December 8, 2025 | 12:00am

Bangko Sentral ng Pilipinas.

Philstar.com / Irra Lising

MANILA, Philippines — The Bangko Sentral ng Pilipinas (BSP) is widely expected to deliver another 25-basis-point (bp) rate cut this week, with economists citing subdued inflation, sluggish growth and soft domestic demand as key drivers for further easing.

BPI lead economist Jun Neri said with November inflation remaining below the two percent target, the central bank has room to cut its policy rates further in the coming months.

“We expect a 25-bp cut in the BSP’s policy meeting this week, consistent with the recent signals from the central bank,” Neri said in a note.

He added that a gradual easing path could bring the policy rate down to four percent by 2026, although overly aggressive cuts may prompt abrupt reversals if inflation unexpectedly spikes.

Inflation eased to 1.5 percent in November from 1.7 percent in October, undershooting market expectations. Core inflation likewise slipped to 2.4 percent from 2.5 percent, bringing year-to-date inflation to 1.6 percent and core inflation to 2.4 percent.

Looking ahead, Neri noted that inflation may rise but should remain within manageable levels in the first half of 2026 in the absence of major supply shocks.

He cited potential downside pressure on global oil prices as producers ramp up output, as well as slower gross domestic product (GDP) growth due to weak infrastructure spending that could temper demand-driven inflation.

However, he warned that fading base effects from rice, geopolitical tensions and peso depreciation tied to foreign outflows pose upside risks.
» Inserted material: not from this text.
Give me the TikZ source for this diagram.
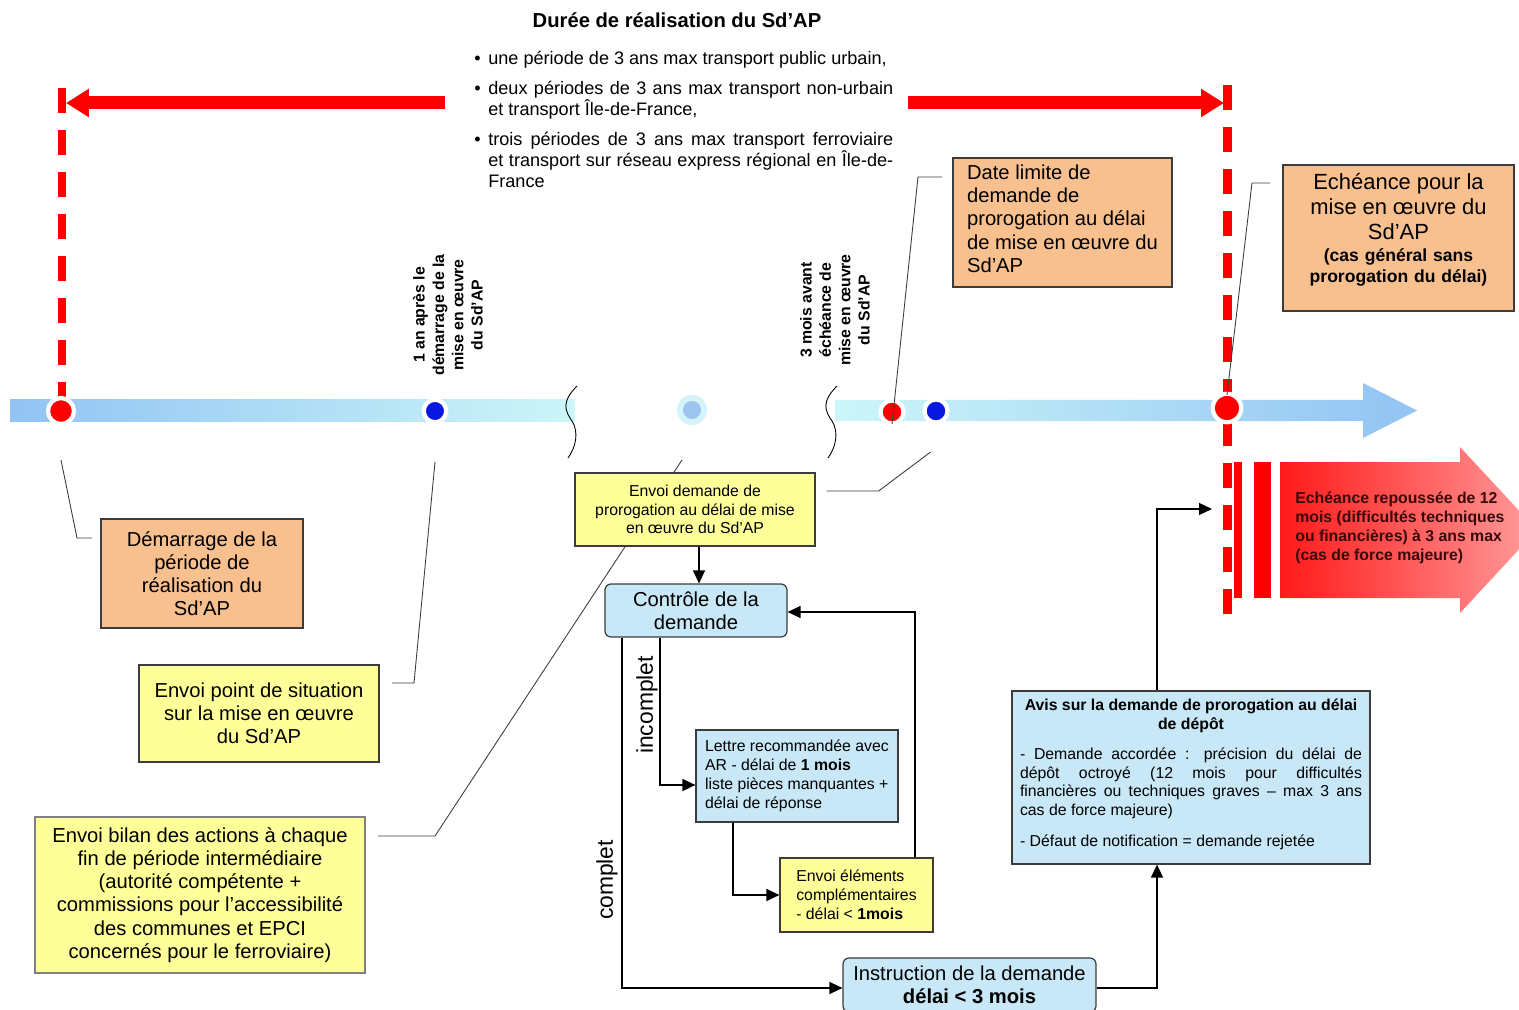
\documentclass[tikz,border=0pt]{standalone}
\usepackage{fontspec}
\setmainfont{Liberation Sans}
\usetikzlibrary{arrows.meta}

\definecolor{peche}{HTML}{F9C08F}
\definecolor{jaune}{HTML}{FFFF99}
\definecolor{bleuclair}{HTML}{C8E8F8}
\definecolor{trait}{HTML}{3C3C3C}
\definecolor{frisebleu}{HTML}{92C3F3}
\definecolor{frisecyan}{HTML}{CCF6F8}
\definecolor{rouge}{HTML}{FF0000}
\definecolor{bleu}{HTML}{0818E0}
\definecolor{fantome}{HTML}{9DC4EE}
\definecolor{halo}{HTML}{D2F4FA}
\definecolor{rougeclair}{HTML}{FF9C9C}
\definecolor{textefonce}{HTML}{3A0A0A}

\newcommand{\gros}{\fontsize{11.5}{13.2}\selectfont}
\newcommand{\petit}{\fontsize{9}{10.7}\selectfont}
\newcommand{\puce}{\hangindent=0.28cm\hangafter=1\makebox[0.28cm][l]{\textbullet}}
\newcommand{\cale}[1]{\par\vspace{#1}\nointerlineskip\hbox{}}

\tikzset{
  boite/.style={draw=trait, line width=0.7pt, inner sep=0pt, align=center},
  pechebox/.style={boite, fill=peche, font=\gros},
  jaunebox/.style={boite, fill=jaune},
  bleubox/.style={boite, fill=bleuclair},
  jalon/.style={circle, draw=white, line width=2.4pt, inner sep=0pt},
  renvoi/.style={draw=trait, line width=0.5pt},
  fleche/.style={draw=black, line width=0.7pt, -{Triangle[length=0.26cm,width=0.24cm]}},
  grosse/.style={rouge, line width=0.26cm, -{Triangle[length=0.46cm,width=0.54cm]}},
  pointilles/.style={rouge, line width=0.18cm, dash pattern=on 0.5cm off 0.34cm},
  rupture/.style={draw=black, line width=0.5pt},
  vertical/.style={rotate=90, align=center, font=\fontsize{9}{11}\selectfont\bfseries}
}

\begin{document}
\begin{tikzpicture}[x=0.02cm,y=-0.02cm]
  \useasboundingbox (0,0) rectangle (1519,1010);
  \clip (0,0) rectangle (1519,1010);

  % duree du Sd'AP
  \node[font=\fontsize{11.5}{13}\selectfont\bfseries] (titre) at (677,20) {Durée de réalisation du Sd’AP};
  \node[anchor=north west, inner sep=0pt, text width=8.38cm, align=justify,
        font=\fontsize{10.3}{11.9}\selectfont] (periodes) at (474,51)
    {\setlength{\parskip}{0.18cm}%
     \puce une période de 3 ans max transport public urbain,\par
     \puce deux périodes de 3 ans max transport non-urbain\linebreak et transport Île-de-France,\par
     \puce trois périodes de 3 ans max transport ferroviaire\linebreak et transport sur réseau express régional en Île-de-\linebreak France\par};

  \coordinate (debut) at (62,103);
  \coordinate (fin) at (1227,103);
  \coordinate (gauche) at (445,103);
  \coordinate (droite) at (908,103);
  \draw[grosse] (gauche) -- ([xshift=0.08cm]debut);
  \draw[grosse] (droite) -- ([xshift=-0.06cm]fin);

  % pointilles rouges
  \draw[pointilles] (62,88) -- (62,400);
  \draw[pointilles] (1227,85) -- (1227,617);

  % frise
  \shade[left color=frisebleu, right color=frisecyan] (10,400) rectangle (575,421);
  \shade[left color=frisecyan, right color=frisebleu] (835,400) -- (1363,400) -- (1363,383)
    -- (1417,410.5) -- (1363,438) -- (1363,421) -- (835,421) -- cycle;
  \draw[rupture] (577,386) .. controls (561,402) and (565,411) .. (572,421)
    .. controls (579,432) and (576,447) .. (568,458);
  \draw[rupture] (837,386) .. controls (821,402) and (825,411) .. (832,421)
    .. controls (839,432) and (836,447) .. (828,458);

  % echeance repoussee
  \fill[rouge] (1234,462) rectangle (1242,598);
  \fill[rouge] (1254,462) rectangle (1271,598);
  \shade[left color=rouge!90!white, right color=rougeclair] (1280,462) -- (1460,462) -- (1460,447)
    -- (1537,530) -- (1460,613) -- (1460,598) -- (1280,598) -- cycle;
  \node[anchor=west, align=left, inner sep=0pt, text=textefonce,
        font=\fontsize{9}{10.8}\selectfont\bfseries] (report) at (1295,528)
    {Echéance repoussée de 12\\mois (difficultés techniques\\ou financières) à 3 ans max\\(cas de force majeure)};

  % jalons
  \node[jalon, fill=rouge, minimum size=0.52cm] (d0) at (61,411) {};
  \node[jalon, fill=bleu, minimum size=0.45cm] (d1) at (435,411) {};
  \node[circle, fill=halo, inner sep=0pt, minimum size=0.6cm] (dm) at (692,410) {};
  \node[circle, fill=fantome, inner sep=0pt, minimum size=0.36cm] at (dm) {};
  \node[jalon, fill=rouge, minimum size=0.46cm] (d2) at (892,412) {};
  \node[jalon, fill=bleu, minimum size=0.46cm] (d3) at (936,411) {};
  \node[jalon, fill=rouge, minimum size=0.57cm] (d4) at (1227,408) {};

  \node[vertical] (lab1) at (448,315) {1 an après le\\démarrage de la\\mise en œuvre\\du Sd’AP};
  \node[vertical] (lab2) at (835,310) {3 mois avant\\échéance de\\mise en œuvre\\du Sd’AP};

  % renvois
  \draw[renvoi] ([yshift=-0.98cm]d0.center) -- ++(16,78) -- ++(15,0);
  \draw[renvoi] ([yshift=-1.02cm]d1.center) -- ++(-21,221) -- ++(-22,0);
  \draw[renvoi] ([xshift=-0.2cm,yshift=-1cm]dm.center) -- ++(-247,376) -- ++(-57,0);
  \draw[renvoi] ([yshift=-0.24cm]d2.center) -- ++(26,-247) -- ++(24,0);
  \draw[renvoi] ([yshift=0.26cm]d4.center) -- ++(25,-212) -- ++(18,0);

  % boites
  \node[pechebox, minimum width=4.04cm, minimum height=2.18cm] (demarrage) at (202,573.5)
    {Démarrage de la\\période de\\réalisation du\\Sd’AP};
  \node[jaunebox, font=\gros, minimum width=4.8cm, minimum height=1.94cm] (situation) at (259,713.5)
    {Envoi point de situation\\sur la mise en œuvre\\du Sd’AP};
  \node[jaunebox, draw=gray, font=\gros, minimum width=6.6cm, minimum height=3.12cm] (bilan) at (200,895)
    {Envoi bilan des actions à chaque\\fin de période intermédiaire\\(autorité compétente +\\commissions pour l’accessibilité\\des communes et EPCI\\concernés pour le ferroviaire)};
  \node[jaunebox, font=\petit, minimum width=4.8cm, minimum height=1.46cm] (demande) at (695,509.5)
    {Envoi demande de\\prorogation au délai de mise\\en œuvre du Sd’AP};
  \draw[renvoi] ([xshift=0.22cm,yshift=0.37cm]demande.east) -- ++(52,0) -- ++(52,-39);
  \node[bleubox, font=\gros, rounded corners=0.12cm, minimum width=3.64cm, minimum height=1.06cm] (controle) at (696,610.5)
    {Contrôle de la\\demande};
  \node[bleubox, font=\petit, align=left, minimum width=4.04cm, minimum height=1.84cm] (lettre) at (797,776)
    {Lettre recommandée avec\\AR - délai de \textbf{1 mois}\\liste pièces manquantes +\\délai de réponse};
  \node[jaunebox, font=\petit, align=left, minimum width=3.06cm, minimum height=1.48cm] (complements) at (856.5,895)
    {Envoi éléments\\complémentaires\\- délai < \textbf{1mois}};
  \node[bleubox, font=\gros, rounded corners=0.12cm, minimum width=5.06cm, minimum height=1.08cm] (instruction) at (969.5,985)
    {Instruction de la demande\\\textbf{délai < 3 mois}};
  \node[bleubox, font=\petit, text width=6.84cm, align=justify, inner xsep=0.16cm, minimum height=3.46cm] (avis) at (1191,777.5)
    {{\centering\bfseries Avis sur la demande de prorogation au délai de dépôt\par}
     \vspace{0.22cm}
     - Demande accordée : précision du délai de\linebreak dépôt octroyé (12 mois pour difficultés\linebreak financières ou techniques graves – max 3 ans\linebreak cas de force majeure)\par
     \vspace{0.24cm}
     - Défaut de notification = demande rejetée\cale{0.12cm}};
  \node[pechebox, align=left, minimum width=4.38cm, minimum height=2.58cm] (datelimite) at (1062.5,222.5)
    {Date limite de\\demande de\\prorogation au délai\\de mise en œuvre du\\Sd’AP\\[-0.31cm]};
  \node[boite, fill=peche, text width=4.62cm, minimum height=2.92cm] (echeance) at (1398.5,238)
    {{\fontsize{12.5}{14.2}\selectfont Echéance pour la\\mise en œuvre du\\Sd’AP\par}
     {\fontsize{10}{12.4}\selectfont\bfseries (cas général sans\\prorogation du délai)\par}
     \cale{0.32cm}};

  % circuit de la demande
  \draw[fleche] ([xshift=0.08cm]demande.south) -- ([xshift=0.06cm]controle.north);
  \draw[fleche] ([xshift=-0.72cm]controle.south) |- ([yshift=-0.18cm]lettre.west);
  \draw[fleche] ([xshift=-1.48cm]controle.south) |- ([yshift=-0.06cm]instruction.west);
  \draw[fleche] ([xshift=-1.28cm]lettre.south) |- (complements.west);
  \draw[fleche] ([xshift=1.17cm]complements.north) |- ([yshift=-0.03cm]controle.east);
  \draw[fleche] ([yshift=-0.06cm]instruction.east) -| ([xshift=-0.68cm]avis.south);
  \coordinate (reportentree) at (1212,509);
  \draw[fleche] ([xshift=-0.68cm]avis.north) |- (reportentree);

  \node[rotate=90, font=\fontsize{13}{15}\selectfont] (incomplet) at (647,705) {incomplet};
  \node[rotate=90, font=\fontsize{13}{15}\selectfont] (complet) at (607,880) {complet};
\end{tikzpicture}
\end{document}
Other economists echoed expectations of a 25-bp reduction on Dec. 11.

Security Bank research head and chief economist Angelo Taningco said he expects the policy rate to be lowered to 4.5 percent from the current 4.75 percent.

“I expect the BSP to cut the policy rate by 25 basis points to 4.5 percent. Factors considered for a rate cut include tepid GDP growth and benign inflation,” Taningco said, adding that the bank forecasts full-year inflation at 1.7 percent.

UnionBank chief economist Carlo Asuncion said inflation remaining well below the two to four percent target and weakening growth momentum support a rate cut.

“This move would help support domestic demand while global easing trends reduce pressure on the peso. For 2025, we see full-year inflation averaging around 1.6 percent, reflecting subdued food and energy prices and soft demand-side pressures.”

Metrobank analysts Marian Florendo and Yoshitaka Hirakawa said they expect the BSP to match the US Federal Reserve’s anticipated 25-bp cut this week, keeping the interest rate differential steady at 75 bps.

They noted that maintaining this spread “may mitigate further pressure on the peso amid an already elevated forex spot rate which currently hovers around the higher end of the 58 level, and grazing the 59 level.”

They added that the BSP’s October rate cut was intended to pre-emptively counter sluggish growth, a concern that may again influence policymakers. Third-quarter GDP growth slowed to four percent, weighed down by weak government spending and a softening in household consumption.

Dutch financial giant ING likewise expects a 25-bp cut, citing rising concerns that muted public expenditure could become a longer-term drag.

The bank lowered its full-year growth forecast to 4.7 percent from 5.2 percent, saying that while agriculture and consumption may rebound in the fourth quarter, investment and government spending will likely stay subdued.

“This strengthens our call for a 25-bp rate cut by the BSP on Thursday,” ING said.

The BSP will hold its policy meeting on Dec. 11, its last for the year, as it weighs the need to support a cooling economy while guarding against potential inflation risks.